Change UK, initially called The Independent Group, had hoped to reshape the centre ground of British politics and provide a home for MPs disillusioned with both of the main parties. But it split acrimoniously after polling 3% at the European elections.

Just days before the election, its interim leader Heidi Allen, the former Conservative MP, threatened to resign after a disagreement over whether the new party should urge its supporters to vote Lib Dem.

Umunna had since been courted by Sir Vince Cable’s resurgent party, which has successfully positioned itself as the leading anti-Brexit party. He told the Times he was prepared for criticism of his second change of party in four months.

“I’ve got a pretty thick skin,” he said. “You don’t leave all of the political security of what are the two main parties if you’re out for self-advancement. And I’m not sure what more I could do to prove that I’m not, not a careerist.”

He said he had believed there were “millions of politically homeless people that wanted a new option on the ballot paper – I was wrong on that”.

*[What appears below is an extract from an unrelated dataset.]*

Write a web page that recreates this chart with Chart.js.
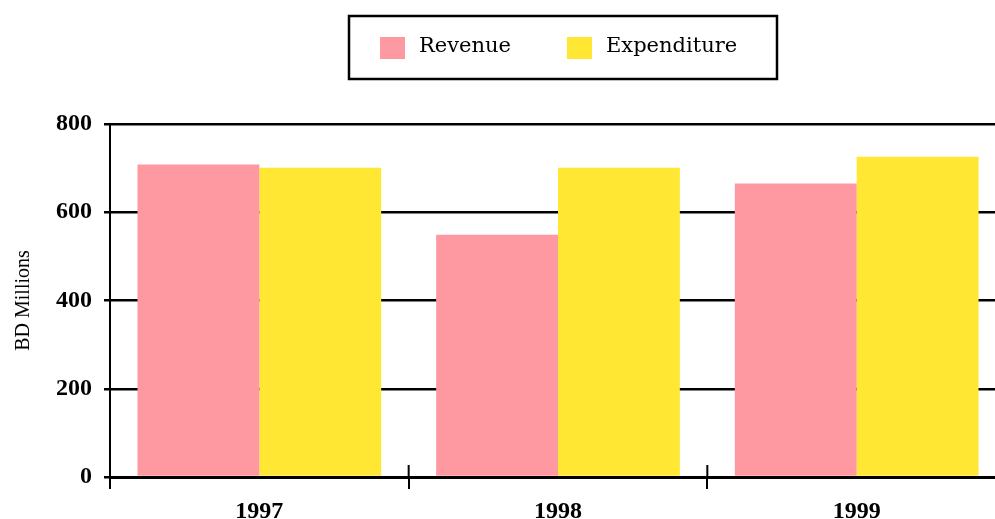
<!DOCTYPE html>
<html>
<head>
<meta charset="utf-8">
<script src="https://cdn.jsdelivr.net/npm/chart.js@4.4.0/dist/chart.umd.min.js"></script>
<style>
  html, body { margin: 0; padding: 0; background: #fff; overflow: hidden; }
  #wrap { width: 995px; height: 519px; overflow: hidden; }
</style>
</head>
<body>
<div id="wrap"><canvas id="budgetChart" width="1010" height="519"></canvas></div>
<script>
const years = ['1997', '1998', '1999'];
const revenue = [708, 549, 665];
const expenditure = [701, 701, 726];
const yTicks = [0, 200, 400, 600, 800];

const tickFont = { family: 'Liberation Serif', size: 24, weight: 'bold' };

// legend drawn as a framed box above the plot
const boxLegend = {
  id: 'boxLegend',
  afterDraw(chart) {
    const ctx = chart.ctx;
    ctx.save();
    ctx.lineWidth = 2.5;
    ctx.strokeStyle = '#000';
    ctx.strokeRect(349, 16, 428, 63);
    ctx.font = '21px "DejaVu Serif"';
    ctx.textBaseline = 'middle';
    let x = 380;
    chart.data.datasets.forEach(ds => {
      ctx.fillStyle = ds.backgroundColor;
      ctx.fillRect(x, 37, 25, 22);
      ctx.fillStyle = '#000';
      ctx.fillText(ds.label, x + 39, 47);
      x += 39 + ctx.measureText(ds.label).width + 56;
    });
    ctx.restore();
  }
};

// small tick marks above the x axis between the year groups
const innerTicks = {
  id: 'innerTicks',
  afterDraw(chart) {
    const xs = chart.scales.x;
    const ctx = chart.ctx;
    const step = xs.width / years.length;
    ctx.save();
    ctx.strokeStyle = '#000';
    ctx.lineWidth = 2;
    for (let i = 1; i < years.length; i++) {
      const px = xs.getPixelForValue(i) - step / 2;
      ctx.beginPath();
      ctx.moveTo(px, xs.top - 12);
      ctx.lineTo(px, xs.top);
      ctx.stroke();
    }
    ctx.restore();
  }
};

const ctx = document.getElementById('budgetChart').getContext('2d');
const budgetChart = new Chart(ctx, {
  type: 'bar',
  data: {
    labels: years,
    datasets: [
      { label: 'Revenue', data: revenue, backgroundColor: '#FF99A1' },
      { label: 'Expenditure', data: expenditure, backgroundColor: '#FFE733' }
    ]
  },
  options: {
    responsive: false,
    animation: false,
    devicePixelRatio: 1,
    categoryPercentage: 0.816,
    barPercentage: 1.0,
    layout: { padding: { top: 124, right: 4, left: 0, bottom: 0 } },
    plugins: {
      legend: { display: false },
      tooltip: { enabled: false }
    },
    scales: {
      x: {
        ticks: { font: tickFont, color: '#000', padding: 8 },
        grid: { offset: true, drawOnChartArea: false, color: '#000', lineWidth: 2, tickLength: 12 },
        border: { color: '#000', width: 3 },
        afterFit(scale) { scale.height = 42; }
      },
      y: {
        min: 0,
        max: 800,
        afterBuildTicks(scale) { scale.ticks = yTicks.map(v => ({ value: v })); },
        ticks: { font: tickFont, color: '#000', padding: 12 },
        grid: { color: '#000', lineWidth: 2.5, tickLength: 6 },
        border: { color: '#000', width: 2 },
        title: {
          display: true,
          text: 'BD Millions',
          font: { family: 'Liberation Serif', size: 20 },
          color: '#000',
          padding: { top: 12, bottom: 0 }
        },
        afterFit(scale) { scale.width = 110; }
      }
    }
  },
  plugins: [boxLegend, innerTicks]
});
</script>
</body>
</html>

Cable said he had “developed a relationship – I would say friendship – over quite a long period of time,” with Umunna, who previously said he “never felt totally comfortable in the Labour party”.

Change UK consists of five MPs, led by the former Conservative Anna Soubry – and announced on Thursday it had been forced to change its name again, after a legal challenge from the petitions website Change.org. It will now be called the Independent Group for Change.

It is unclear whether Umunna hopes to fight for his Streatham seat at the next election, or has been offered an alternative. He told the Times: “I’m a Streatham boy, born and bred, and I’m absolutely committed to the constituency,” but added that where he stands at the next election is a “discussion that needs to be had”.

One Lib Dem source suggested he could stand in Richmond Park, the seat held by the Tories’ Zac Goldsmith but which was won by Cable’s former chief of staff Sarah Olney at a byelection in 2016.

Cable’s Twickenham seat could also become vacant if the 76-year-old decided to step down at a future general election.

The former business secretary has announced he will resign from his party’s leadership in the summer, once a contest has taken place. The two contenders to replace him are Ed Davey and Jo Swinson. Swinson said: “I have worked with Chuka on the People’s Vote campaign, and I know the passion, intellect and energy he will bring to our party, and our campaign to stop Brexit.”

Davey said he would make “a huge contribution”.

Umunna’s defection raised eyebrows among some of his Change UK colleagues, who claimed he was the author of a leaked party strategy document urging an adversarial approach to the Lib Dems.